### Problem
Return all the data below as it stands, minus the pictures.

### Provided material

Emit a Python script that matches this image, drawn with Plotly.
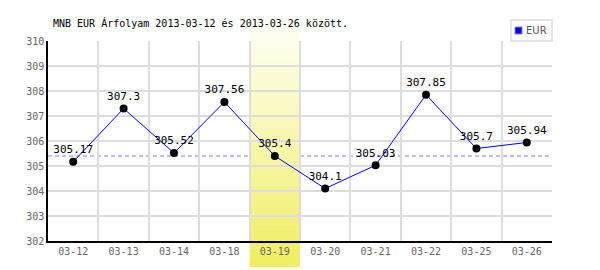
import plotly.graph_objects as go

categories = ["03-12", "03-13", "03-14", "03-18", "03-19", "03-20", "03-21", "03-22", "03-25", "03-26"]
values = [305.17, 307.3, 305.52, 307.56, 305.4, 304.1, 305.03, 307.85, 305.7, 305.94]
labels = ["305.17", "307.3", "305.52", "307.56", "305.4", "304.1", "305.03", "307.85", "305.7", "305.94"]
highlight_index = 4
reference_value = 305.4
series_name = "EUR"
title_text = "MNB EUR Árfolyam 2013-03-12 és 2013-03-26 között."

MONO = "DejaVu Sans Mono"

W, H = 600, 270
L, R, T, B = 48, 48, 41, 29
plot_h = H - T - B

fig = go.Figure()

fig.add_trace(go.Scatter(
    x=categories, y=values, mode="lines+markers+text",
    line=dict(color="#0000ff", width=1),
    marker=dict(color="black", size=8),
    text=labels, textposition="top center",
    textfont=dict(family=MONO, size=11, color="black"),
    cliponaxis=False, showlegend=False, hoverinfo="x+y",
))

shapes = []
# dashed reference line
shapes.append(dict(type="line", xref="paper", yref="y", x0=0, x1=1,
                   y0=reference_value, y1=reference_value,
                   line=dict(color="#7f7fff", width=1, dash="4px,3px"), layer="between"))

# gradient highlight band (stacked strips)
top_px, bot_px = 25, 267
n = 40
c_top = (255, 255, 245)
c_bot = (240, 238, 96)
for i in range(n):
    y0px = top_px + (bot_px - top_px) * i / n
    y1px = top_px + (bot_px - top_px) * (i + 1) / n
    t = (i + 0.5) / n
    col = tuple(round(c_top[k] + (c_bot[k] - c_top[k]) * t) for k in range(3))
    shapes.append(dict(type="rect", xref="x", yref="paper",
                       x0=highlight_index - 0.5, x1=highlight_index + 0.5,
                       y0=(H - B - y1px) / plot_h, y1=(H - B - y0px) / plot_h + 0.002,
                       fillcolor="rgb(%d,%d,%d)" % col, line=dict(width=0), layer="between"))

# legend box
px_w = W - L - R
def xp(px):
    return (px - L) / px_w
def yp(py):
    return (H - B - py) / plot_h
shapes.append(dict(type="rect", xref="paper", yref="paper",
                   x0=xp(511), x1=xp(552), y0=yp(41), y1=yp(20),
                   fillcolor="white", line=dict(color="#dddddd", width=1.5), layer="above"))
shapes.append(dict(type="rect", xref="paper", yref="paper",
                   x0=xp(515), x1=xp(522), y0=yp(34), y1=yp(27),
                   fillcolor="#0000ff", line=dict(color="#888888", width=1), layer="above"))

annotations = [dict(xref="paper", yref="paper", x=xp(524), y=yp(30.5), xanchor="left",
                    yanchor="middle", text=series_name, showarrow=False,
                    font=dict(family="DejaVu Sans", size=10, color="#555555"))]

fig.update_layout(
    width=W, height=H,
    margin=dict(l=L, r=R, t=T, b=B),
    paper_bgcolor="white", plot_bgcolor="white",
    title=dict(text=title_text, x=53 / W, xanchor="left", y=1 - 23 / H, yanchor="middle",
               font=dict(family=MONO, size=10, color="black")),
    shapes=shapes, annotations=annotations,
    showlegend=False,
    xaxis=dict(type="category", range=[-0.5, len(categories) - 0.5],
               tickson="boundaries", showgrid=True, gridcolor="#dddddd", gridwidth=1.5,
               showline=True, linecolor="black", linewidth=1.5, ticks="",
               tickfont=dict(family=MONO, size=10, color="#666666"), zeroline=False,
               fixedrange=True),
    yaxis=dict(range=[302, 310], dtick=1, showgrid=True, gridcolor="#dddddd", gridwidth=1.5,
               showline=True, linecolor="black", linewidth=1.5, ticks="",
               tickfont=dict(family=MONO, size=10, color="#666666"), zeroline=False,
               fixedrange=True),
)

fig.write_html("out.html")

### Result below
Emit a Python script that matches this image, drawn with Plotly.
import plotly.graph_objects as go

categories = ["03-12", "03-13", "03-14", "03-18", "03-19", "03-20", "03-21", "03-22", "03-25", "03-26"]
values = [305.17, 307.3, 305.52, 307.56, 305.4, 304.1, 305.03, 307.85, 305.7, 305.94]
labels = ["305.17", "307.3", "305.52", "307.56", "305.4", "304.1", "305.03", "307.85", "305.7", "305.94"]
highlight_index = 4
reference_value = 305.4
series_name = "EUR"
title_text = "MNB EUR Árfolyam 2013-03-12 és 2013-03-26 között."

MONO = "DejaVu Sans Mono"

W, H = 600, 270
L, R, T, B = 48, 48, 41, 29
plot_h = H - T - B

fig = go.Figure()

fig.add_trace(go.Scatter(
    x=categories, y=values, mode="lines+markers+text",
    line=dict(color="#0000ff", width=1),
    marker=dict(color="black", size=8),
    text=labels, textposition="top center",
    textfont=dict(family=MONO, size=11, color="black"),
    cliponaxis=False, showlegend=False, hoverinfo="x+y",
))

shapes = []
# dashed reference line
shapes.append(dict(type="line", xref="paper", yref="y", x0=0, x1=1,
                   y0=reference_value, y1=reference_value,
                   line=dict(color="#7f7fff", width=1, dash="4px,3px"), layer="between"))

# gradient highlight band (stacked strips)
top_px, bot_px = 25, 267
n = 40
c_top = (255, 255, 245)
c_bot = (240, 238, 96)
for i in range(n):
    y0px = top_px + (bot_px - top_px) * i / n
    y1px = top_px + (bot_px - top_px) * (i + 1) / n
    t = (i + 0.5) / n
    col = tuple(round(c_top[k] + (c_bot[k] - c_top[k]) * t) for k in range(3))
    shapes.append(dict(type="rect", xref="x", yref="paper",
                       x0=highlight_index - 0.5, x1=highlight_index + 0.5,
                       y0=(H - B - y1px) / plot_h, y1=(H - B - y0px) / plot_h + 0.002,
                       fillcolor="rgb(%d,%d,%d)" % col, line=dict(width=0), layer="between"))

# legend box
px_w = W - L - R
def xp(px):
    return (px - L) / px_w
def yp(py):
    return (H - B - py) / plot_h
shapes.append(dict(type="rect", xref="paper", yref="paper",
                   x0=xp(511), x1=xp(552), y0=yp(41), y1=yp(20),
                   fillcolor="white", line=dict(color="#dddddd", width=1.5), layer="above"))
shapes.append(dict(type="rect", xref="paper", yref="paper",
                   x0=xp(515), x1=xp(522), y0=yp(34), y1=yp(27),
                   fillcolor="#0000ff", line=dict(color="#888888", width=1), layer="above"))

annotations = [dict(xref="paper", yref="paper", x=xp(524), y=yp(30.5), xanchor="left",
                    yanchor="middle", text=series_name, showarrow=False,
                    font=dict(family="DejaVu Sans", size=10, color="#555555"))]

fig.update_layout(
    width=W, height=H,
    margin=dict(l=L, r=R, t=T, b=B),
    paper_bgcolor="white", plot_bgcolor="white",
    title=dict(text=title_text, x=53 / W, xanchor="left", y=1 - 23 / H, yanchor="middle",
               font=dict(family=MONO, size=10, color="black")),
    shapes=shapes, annotations=annotations,
    showlegend=False,
    xaxis=dict(type="category", range=[-0.5, len(categories) - 0.5],
               tickson="boundaries", showgrid=True, gridcolor="#dddddd", gridwidth=1.5,
               showline=True, linecolor="black", linewidth=1.5, ticks="",
               tickfont=dict(family=MONO, size=10, color="#666666"), zeroline=False,
               fixedrange=True),
    yaxis=dict(range=[302, 310], dtick=1, showgrid=True, gridcolor="#dddddd", gridwidth=1.5,
               showline=True, linecolor="black", linewidth=1.5, ticks="",
               tickfont=dict(family=MONO, size=10, color="#666666"), zeroline=False,
               fixedrange=True),
)

fig.write_html("out.html")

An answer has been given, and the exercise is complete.